TASK TO COMPLETE — Among the entries below, which lines run from the line with "Emit a web page that matches this image, drawn with Apache" through the line with "20], [-80, -29]];"? Retype those, both ends included, exactly and without pictures.

INFORMATION SUPPLIED —
◆ ◆ ◆ ◆ ◆

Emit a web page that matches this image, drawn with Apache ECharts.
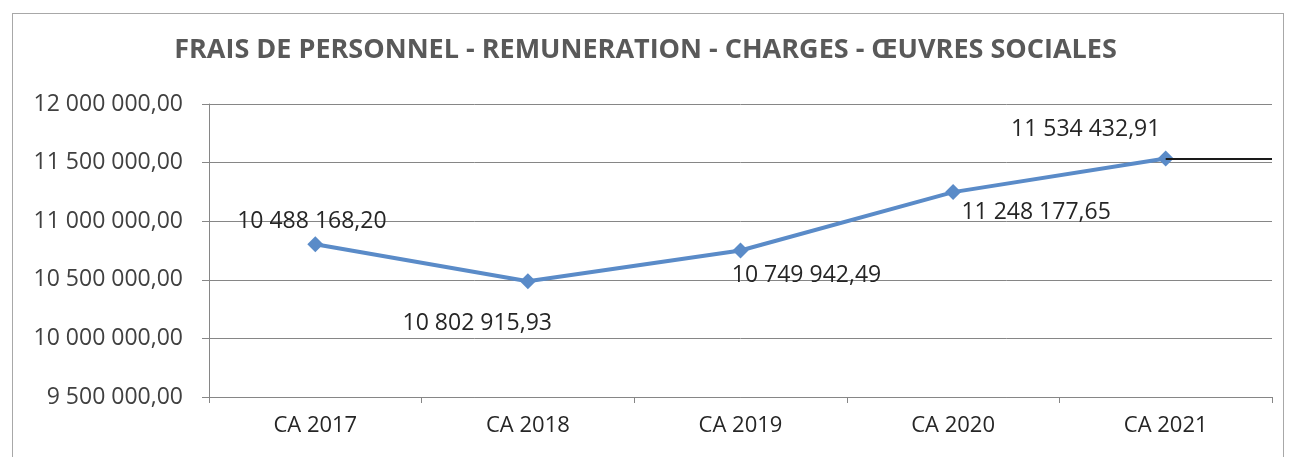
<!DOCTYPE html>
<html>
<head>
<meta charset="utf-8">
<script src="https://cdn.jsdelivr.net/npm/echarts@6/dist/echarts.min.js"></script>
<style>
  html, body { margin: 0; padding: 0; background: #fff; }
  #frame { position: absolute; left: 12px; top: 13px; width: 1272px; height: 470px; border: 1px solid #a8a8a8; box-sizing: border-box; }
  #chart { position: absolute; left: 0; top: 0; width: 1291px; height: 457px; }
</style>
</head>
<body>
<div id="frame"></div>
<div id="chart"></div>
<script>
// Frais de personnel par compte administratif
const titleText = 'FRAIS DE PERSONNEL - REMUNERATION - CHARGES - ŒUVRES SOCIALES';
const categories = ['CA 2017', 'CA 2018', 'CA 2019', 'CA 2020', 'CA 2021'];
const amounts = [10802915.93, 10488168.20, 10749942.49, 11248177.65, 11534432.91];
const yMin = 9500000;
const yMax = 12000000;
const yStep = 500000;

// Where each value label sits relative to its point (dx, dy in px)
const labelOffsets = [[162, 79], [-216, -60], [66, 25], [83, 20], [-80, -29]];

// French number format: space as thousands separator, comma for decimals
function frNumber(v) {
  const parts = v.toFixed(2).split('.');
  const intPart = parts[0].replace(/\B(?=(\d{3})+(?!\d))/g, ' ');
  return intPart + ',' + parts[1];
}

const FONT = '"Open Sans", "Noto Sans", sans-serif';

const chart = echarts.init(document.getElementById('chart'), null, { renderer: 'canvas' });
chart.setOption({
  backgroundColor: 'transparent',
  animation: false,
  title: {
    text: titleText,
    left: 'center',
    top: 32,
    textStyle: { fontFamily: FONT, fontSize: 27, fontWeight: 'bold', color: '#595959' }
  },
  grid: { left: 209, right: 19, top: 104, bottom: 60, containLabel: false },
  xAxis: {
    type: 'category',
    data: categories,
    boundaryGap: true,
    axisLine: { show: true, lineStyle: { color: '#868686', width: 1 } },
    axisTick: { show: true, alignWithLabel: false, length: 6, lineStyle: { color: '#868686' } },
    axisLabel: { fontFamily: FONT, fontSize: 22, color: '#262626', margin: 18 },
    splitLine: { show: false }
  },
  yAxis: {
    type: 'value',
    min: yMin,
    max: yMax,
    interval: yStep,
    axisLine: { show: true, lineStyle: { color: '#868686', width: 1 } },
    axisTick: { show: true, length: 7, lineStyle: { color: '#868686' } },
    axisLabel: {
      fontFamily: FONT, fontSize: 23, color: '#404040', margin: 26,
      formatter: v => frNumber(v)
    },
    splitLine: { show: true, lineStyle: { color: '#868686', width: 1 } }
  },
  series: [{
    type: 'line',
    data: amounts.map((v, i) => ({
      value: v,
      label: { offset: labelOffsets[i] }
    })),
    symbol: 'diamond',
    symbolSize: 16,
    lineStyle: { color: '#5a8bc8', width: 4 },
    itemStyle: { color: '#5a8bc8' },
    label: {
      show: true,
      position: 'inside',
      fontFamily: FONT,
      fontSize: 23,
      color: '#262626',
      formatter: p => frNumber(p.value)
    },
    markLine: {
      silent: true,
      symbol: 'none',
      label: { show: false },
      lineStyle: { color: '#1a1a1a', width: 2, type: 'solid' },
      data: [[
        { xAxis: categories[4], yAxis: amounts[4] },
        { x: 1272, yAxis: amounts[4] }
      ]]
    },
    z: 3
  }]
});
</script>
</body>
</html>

◆ ◆ ◆ ◆ ◆

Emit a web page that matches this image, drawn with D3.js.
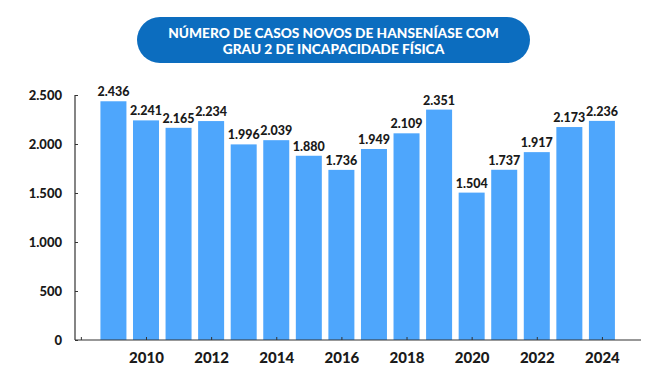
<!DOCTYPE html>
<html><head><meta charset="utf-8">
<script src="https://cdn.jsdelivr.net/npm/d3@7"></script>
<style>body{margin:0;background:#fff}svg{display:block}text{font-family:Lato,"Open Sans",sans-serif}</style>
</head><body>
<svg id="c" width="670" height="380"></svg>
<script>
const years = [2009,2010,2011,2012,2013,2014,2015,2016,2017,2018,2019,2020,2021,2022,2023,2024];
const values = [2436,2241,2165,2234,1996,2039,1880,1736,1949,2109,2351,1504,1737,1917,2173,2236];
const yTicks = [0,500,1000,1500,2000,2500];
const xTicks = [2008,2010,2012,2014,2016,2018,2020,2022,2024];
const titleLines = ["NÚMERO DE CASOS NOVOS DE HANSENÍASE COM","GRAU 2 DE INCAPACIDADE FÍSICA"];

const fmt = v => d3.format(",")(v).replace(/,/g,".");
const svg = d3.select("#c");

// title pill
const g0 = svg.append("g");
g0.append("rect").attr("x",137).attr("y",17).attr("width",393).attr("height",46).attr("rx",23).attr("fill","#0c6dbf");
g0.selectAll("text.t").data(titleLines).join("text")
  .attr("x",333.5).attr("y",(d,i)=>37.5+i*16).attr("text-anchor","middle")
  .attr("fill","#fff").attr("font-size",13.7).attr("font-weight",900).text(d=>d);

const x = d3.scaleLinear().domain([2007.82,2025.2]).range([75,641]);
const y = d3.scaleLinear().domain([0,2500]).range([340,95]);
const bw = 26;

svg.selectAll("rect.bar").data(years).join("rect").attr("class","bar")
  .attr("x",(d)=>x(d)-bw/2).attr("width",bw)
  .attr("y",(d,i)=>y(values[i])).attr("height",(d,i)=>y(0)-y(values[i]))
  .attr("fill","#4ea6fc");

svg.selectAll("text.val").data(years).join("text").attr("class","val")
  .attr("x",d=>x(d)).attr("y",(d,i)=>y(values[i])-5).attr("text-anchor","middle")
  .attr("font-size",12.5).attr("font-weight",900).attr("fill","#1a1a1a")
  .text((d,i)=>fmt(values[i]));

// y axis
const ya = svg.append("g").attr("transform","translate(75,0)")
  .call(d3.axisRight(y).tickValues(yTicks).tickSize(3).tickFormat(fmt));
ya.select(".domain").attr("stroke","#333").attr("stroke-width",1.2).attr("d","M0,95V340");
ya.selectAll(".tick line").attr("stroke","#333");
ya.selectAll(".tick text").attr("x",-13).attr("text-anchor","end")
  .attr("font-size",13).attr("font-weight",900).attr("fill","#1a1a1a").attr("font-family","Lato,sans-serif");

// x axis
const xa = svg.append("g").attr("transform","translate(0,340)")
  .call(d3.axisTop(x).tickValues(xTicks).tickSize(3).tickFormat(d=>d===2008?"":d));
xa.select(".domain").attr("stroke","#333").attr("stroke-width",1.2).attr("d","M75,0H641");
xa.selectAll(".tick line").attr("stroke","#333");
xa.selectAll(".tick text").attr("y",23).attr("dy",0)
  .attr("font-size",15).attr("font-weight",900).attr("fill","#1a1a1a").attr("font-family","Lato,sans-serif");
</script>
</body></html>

◆ ◆ ◆ ◆ ◆

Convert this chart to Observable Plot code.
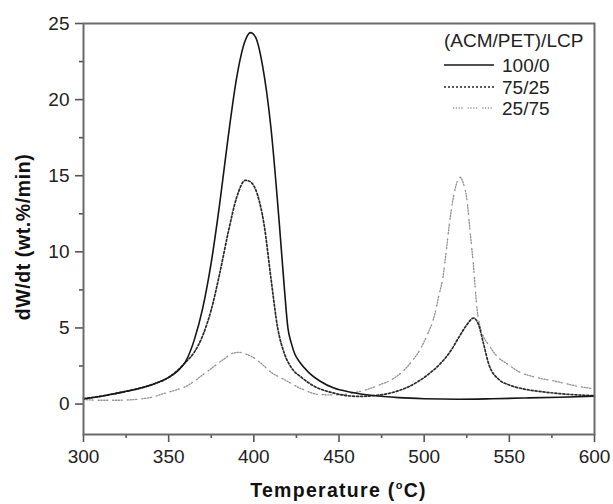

◆ ◆ ◆ ◆ ◆

EXPECTED ANSWER —
Emit a web page that matches this image, drawn with Apache ECharts.
<!DOCTYPE html>
<html>
<head>
<meta charset="utf-8">
<script src="https://cdn.jsdelivr.net/npm/echarts@6/dist/echarts.min.js"></script>
<style>
  html, body { margin: 0; padding: 0; background: #fff; }
  #frame { position: absolute; left: 12px; top: 13px; width: 1272px; height: 470px; border: 1px solid #a8a8a8; box-sizing: border-box; }
  #chart { position: absolute; left: 0; top: 0; width: 1291px; height: 457px; }
</style>
</head>
<body>
<div id="frame"></div>
<div id="chart"></div>
<script>
// Frais de personnel par compte administratif
const titleText = 'FRAIS DE PERSONNEL - REMUNERATION - CHARGES - ŒUVRES SOCIALES';
const categories = ['CA 2017', 'CA 2018', 'CA 2019', 'CA 2020', 'CA 2021'];
const amounts = [10802915.93, 10488168.20, 10749942.49, 11248177.65, 11534432.91];
const yMin = 9500000;
const yMax = 12000000;
const yStep = 500000;

// Where each value label sits relative to its point (dx, dy in px)
const labelOffsets = [[162, 79], [-216, -60], [66, 25], [83, 20], [-80, -29]];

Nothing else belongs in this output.